Way before Coke and Pepsi slipped under the iron curtain, Russia had started to develop its own tradition of soft drinks, some of which are still a favorite today.

Take, for example, Квас (kvas). First mentioned in relation to Vladimir, Prince of Kiev, in 989, it’s made from dark rye, yeast, and barley and is basically liquid bread. It has a distinct rye scent and, thanks to light fermentation, will tickle your tongue and provide a daily dose of carbs. Over the years, Russians have perfected the recipe with raisins, berries, and mint, just to name a few flavors, and a couple of centuries ago many homes had their own version.

I first tried it with my granddad. In the summer, we’d walk together to a “bochka,” literally a metal barrel parked on the sidewalk, and buy two full glass mugs for 6 kopecks. The cold, slightly sour drink left me with a foam mustache. Now you can pick from a dozen brands, some claiming to be using the traditional fermentation processes and natural ingredients. Whether that’s true is for people with a chemistry degree to decide. My favorites are Никола (Nikola) and Лидский (Lidsky).

Our family still consumes copious amounts of kvas, especially in the summer. Everyone gathers around for lunch and enjoys okroshka, a cold soup with potatoes, sausage and green onions where kvas serves as the magic liquid.

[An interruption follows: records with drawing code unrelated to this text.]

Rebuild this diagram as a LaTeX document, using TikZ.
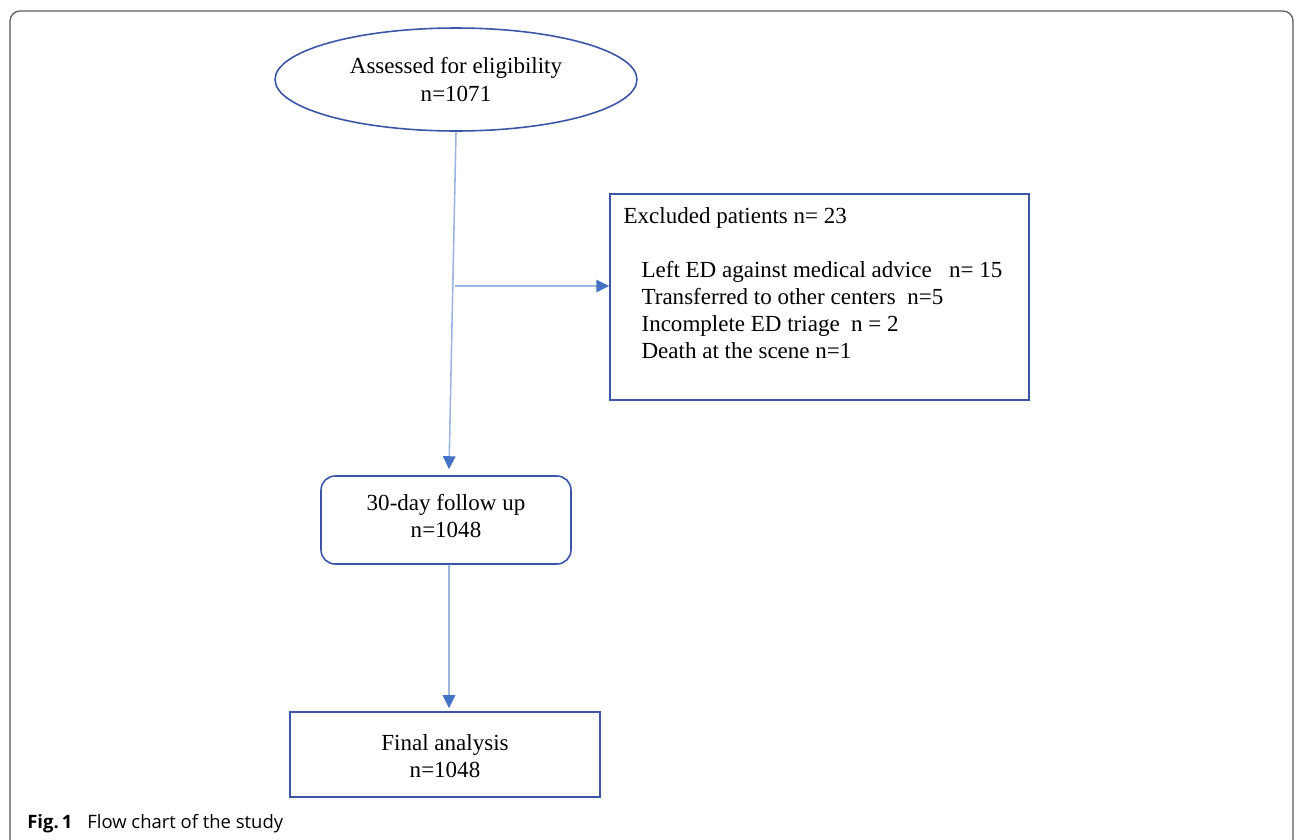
\documentclass[tikz,border=0pt]{standalone}
\usepackage{fontspec}
\setmainfont{Liberation Serif}
\newfontfamily\capfont{Open Sans}
\usepackage{xcolor}
\usetikzlibrary{shapes.geometric,arrows.meta,positioning}

\definecolor{boxblue}{HTML}{3B55A6}
\definecolor{linkblue}{HTML}{9DB5E0}
\definecolor{tipblue}{HTML}{4472C4}

\begin{document}
\begin{tikzpicture}[x=0.02cm, y=-0.02cm,
  every node/.style={font=\fontsize{13.1}{15.4}\selectfont},
  box/.style={draw=boxblue, line width=0.9pt, rectangle, inner sep=0pt, align=center},
  oval/.style={draw=boxblue, line width=0.9pt, ellipse, inner sep=0pt, align=center},
  flow/.style={draw=linkblue, line width=0.9pt, -{Triangle[color=tipblue, length=0.26cm, width=0.25cm]}}]
\useasboundingbox (0,0) rectangle (1295,839);
\clip (0,0) rectangle (1295,839);
% outer frame
\draw[black!65, line width=0.7pt, rounded corners=0.2cm] (10,11) rectangle (1293,850);

% boxes
\node[oval, minimum width=7.24cm, minimum height=2.06cm] (assess) at (456,79.5) {Assessed for eligibility\\n=1071};
\node[box, minimum width=8.38cm, minimum height=4.12cm] (excl) at (819.5,297) {};
\node[anchor=north west, align=left, inner sep=0pt] (excltext) at ([shift={(14,14)}]excl.north west)
  {Excluded patients n= 23\\[15.4pt]
   \hspace{0.36cm}Left ED against medical advice\ \ \ n= 15\\
   \hspace{0.36cm}Transferred to other centers\ \ n=5\\
   \hspace{0.36cm}Incomplete ED triage\ \ n = 2\\
   \hspace{0.36cm}Death at the scene n=1};
\node[box, rounded corners=0.28cm, minimum width=5cm, minimum height=1.76cm] (follow) at (446,520) {};
\node[align=center, inner sep=0pt] (followtext) at (446,516) {30-day follow up\\n=1048};
\node[box, minimum width=6.2cm, minimum height=1.7cm] (final) at (445,754.5) {};
\node[align=center, inner sep=0pt] (finaltext) at (445,756) {Final analysis\\n=1048};

% arrows
\coordinate (branch) at (455,286);
\draw[flow] (assess.south) -- ([shift={(3,-6)}]follow.north);
\draw[flow] (branch) -- (branch -| excl.west);
\draw[flow] ([xshift=0.06cm]follow.south) -- ([shift={(4,-3)}]final.north);

% caption
\node[anchor=base west, inner sep=0pt, font=\capfont\fontsize{10.5}{12}\selectfont] (caption) at (27,828)
  {\textbf{Fig.\,1}\hspace{0.3cm}Flow chart of the study};
\end{tikzpicture}
\end{document}
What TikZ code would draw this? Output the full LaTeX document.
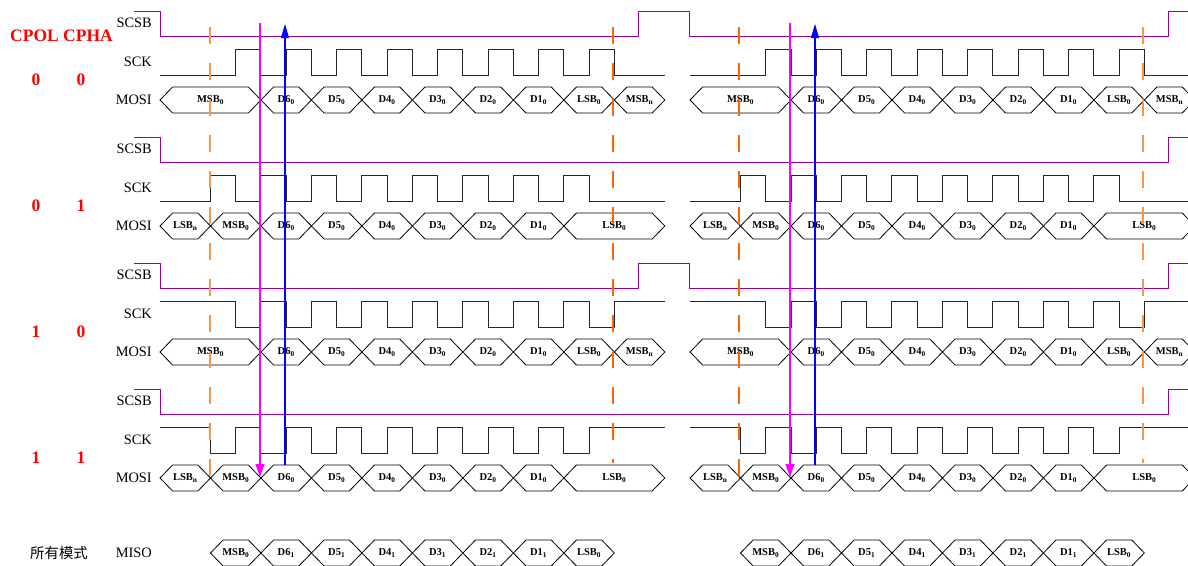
\documentclass[tikz,border=0pt]{standalone}
\usepackage{fontspec}
\setmainfont{Liberation Serif}
\newfontfamily\cjk{Noto Sans CJK SC}
\usetikzlibrary{arrows.meta}

\definecolor{csbpurple}{RGB}{153,0,153}
\definecolor{lightorange}{RGB}{247,150,70}
\definecolor{darkorange}{RGB}{255,102,0}
\definecolor{pickpink}{RGB}{255,0,255}
\definecolor{driveblue}{RGB}{0,0,255}

\begin{document}
\begin{tikzpicture}[
    x=1pt, y=-1pt,
    >=Stealth,
    sig/.style={font=\fontsize{14.4}{14.4}\selectfont, anchor=east, inner sep=0pt},
    mode/.style={font=\fontsize{17.5}{17.5}\selectfont\bfseries, text=red, inner sep=0pt},
    bit/.style={font=\fontsize{10.5}{10.5}\selectfont\bfseries, inner sep=0pt},
    csb/.style={draw=csbpurple, line width=1pt},
    clk/.style={draw=black!85, line width=1pt},
    bus/.style={draw=black, line width=0.8pt},
    samplight/.style={draw=lightorange, line width=1.8pt, dash pattern=on 17pt off 19pt},
    sampdark/.style={draw=darkorange, line width=1.1pt, dash pattern=on 17pt off 19pt},
    pick/.style={draw=pickpink, line width=1.1pt, -{Triangle[length=13pt, width=9pt]}},
    drive/.style={draw=driveblue, line width=1.15pt, -{Triangle[length=14pt, width=8pt]}},
]

\useasboundingbox (0,0) rectangle (1188,565);
\clip (0,0) rectangle (1188,565);

% MOSI cells: start/end (half periods)/label
\def\cellsA{0/4/MSB\textsubscript{0}, 4/6/D6\textsubscript{0}, 6/8/D5\textsubscript{0},
    8/10/D4\textsubscript{0}, 10/12/D3\textsubscript{0}, 12/14/D2\textsubscript{0},
    14/16/D1\textsubscript{0}, 16/18/LSB\textsubscript{0}, 18/20/MSB\textsubscript{n}}
\def\cellsB{0/2/LSB\textsubscript{n}, 2/4/MSB\textsubscript{0}, 4/6/D6\textsubscript{0},
    6/8/D5\textsubscript{0}, 8/10/D4\textsubscript{0}, 10/12/D3\textsubscript{0},
    12/14/D2\textsubscript{0}, 14/16/D1\textsubscript{0}, 16/20/LSB\textsubscript{0}}
\def\cellsMiso{2/4/MSB\textsubscript{0}, 4/6/D6\textsubscript{1}, 6/8/D5\textsubscript{1},
    8/10/D4\textsubscript{1}, 10/12/D3\textsubscript{1}, 12/14/D2\textsubscript{1},
    14/16/D1\textsubscript{1}, 16/18/LSB\textsubscript{0}}

% 标题
\node[mode] (cpolcpha) at (61.5,36) {CPOL CPHA};

% 四种模式
\foreach \row/\pol/\pha in {0/0/0, 1/0/1, 2/1/0, 3/1/1} {
    \pgfmathsetmacro{\ya}{11+126*\row}
    \pgfmathsetmacro{\yb}{\ya+25}
    \pgfmathsetmacro{\yidle}{\ya+64-26*\pol}
    \pgfmathsetmacro{\yact}{\ya+38+26*\pol}
    \pgfmathsetmacro{\yc}{\ya+89}
    \pgfmathtruncatemacro{\e}{3-\pha}

    \node[mode] (pol\row) at (36,\ya+69) {\pol};
    \node[mode] (pha\row) at (81,\ya+69) {\pha};
    \node[sig] (scsb\row) at (152,\ya+12) {SCSB};
    \node[sig] (sck\row) at (152,\ya+51) {SCK};
    \node[sig] (mosi\row) at (152,\yc) {MOSI};

    % SCSB
    \ifnum\pha=0
        \draw[csb] (134,\ya) -- (160,\ya) -- (160,\yb) -- (638.8,\yb) -- (638.8,\ya)
            -- (689.2,\ya) -- (689.2,\yb) -- (1168.8,\yb) -- (1168.8,\ya) -- (1188,\ya);
        \let\cells\cellsA
    \else
        \draw[csb] (134,\ya) -- (160,\ya) -- (160,\yb) -- (1168.8,\yb) -- (1168.8,\ya) -- (1188,\ya);
        \let\cells\cellsB
    \fi

    \foreach \b in {0,21} {
        % SCK
        \draw[clk] ({160+25.24*\b},\yidle)
            \foreach \k in {0,...,7} {
                -- ({160+25.24*(\b+\e+2*\k)},\yidle) -- ({160+25.24*(\b+\e+2*\k)},\yact)
                -- ({160+25.24*(\b+\e+1+2*\k)},\yact) -- ({160+25.24*(\b+\e+1+2*\k)},\yidle)
            } -- ({160+25.24*(\b+20)},\yidle);
        % MOSI
        \foreach \a/\z/\txt in \cells {
            \draw[bus] ({160+25.24*(\b+\a)},\yc) -- ++(12.6,-13)
                -- ({160+25.24*(\b+\z)-12.6},\yc-13) -- ({160+25.24*(\b+\z)},\yc)
                -- ({160+25.24*(\b+\z)-12.6},\yc+13) -- ({160+25.24*(\b+\a)+12.6},\yc+13) -- cycle;
            \node[bit] (mosi\row-\b-\a) at ({160+25.24*(\b+(\a+\z)/2)},\yc) {\txt};
        }
    }
}

% MISO
\node[font=\cjk\fontsize{14.4}{14.4}\selectfont, inner sep=0pt] (allmodes) at (59,553) {所有模式};
\node[sig] (miso) at (152,553) {MISO};
\foreach \b in {0,21} {
    \foreach \a/\z/\txt in \cellsMiso {
        \draw[bus] ({160+25.24*(\b+\a)},553) -- ++(12.6,-13)
            -- ({160+25.24*(\b+\z)-12.6},540) -- ({160+25.24*(\b+\z)},553)
            -- ({160+25.24*(\b+\z)-12.6},566) -- ({160+25.24*(\b+\a)+12.6},566) -- cycle;
        \node[bit] (miso-\b-\a) at ({160+25.24*(\b+(\a+\z)/2)},553) {\txt};
    }
}

% 采样沿
\coordinate (sampA) at (210,27);   \coordinate (sampAend) at (210,477);
\coordinate (sampB) at (613,27);   \coordinate (sampBend) at (613,463);
\coordinate (sampC) at (739,27);   \coordinate (sampCend) at (739,477);
\coordinate (sampD) at (1143,27);  \coordinate (sampDend) at (1143,463);
\draw[samplight] (sampA) -- (sampAend);
\draw[sampdark] (sampB) -- (sampBend);
\draw[sampdark] (sampC) -- (sampCend);
\draw[samplight] (sampD) -- (sampDend);

% 箭头
\coordinate (pickL) at (260,23);   \coordinate (pickLend) at (260,477);
\coordinate (pickR) at (790,23);   \coordinate (pickRend) at (790,477);
\coordinate (driveL) at (285,465); \coordinate (driveLend) at (285,24);
\coordinate (driveR) at (815,465); \coordinate (driveRend) at (815,24);
\draw[pick] (pickL) -- (pickLend);
\draw[pick] (pickR) -- (pickRend);
\draw[drive] (driveL) -- (driveLend);
\draw[drive] (driveR) -- (driveRend);

\end{tikzpicture}
\end{document}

Similar in color but different in flavor is Байкал (Baikal). Named after Lake Baikal, probably the most famous Russian lake and also the deepest in the world, this drink was the Soviet answer to western colas. The caramel-colored beverage thankfully doesn’t taste like the lake; it’s more like sweetened herbal tea with a hint of pine, since the main ingredient is Eleutherococcus senticosus, known as Siberian ginseng. It also has eucalyptus and cardamom oils, adding to its unique taste. If you like American root beer, this is the drink to try. Just don’t top it with ice cream.

Herbs have been the base for drinks in many cultures, and Тархун (Tarkhun), which literally means “tarragon”, is a fine example. It dates back to 1887, when Mitrofan Lagidze mixed carbonated water with his own tarragon syrup at his pharmacy in Tbilisi, Georgia, to create a popular tonic. The beverage is strikingly green and tastes like the actual fresh herb. Some absinthes also contain tarragon, so this is your chance to test the flavor without going haywire.

When I was a kid, my favorite soda was called "Malvina," named after a girl with blue hair in the Russian version of Pinocchio. The drink was as blue as anti-freeze, which I thought was gorgeous. It's probably a good thing that it didn't withstand the test of time.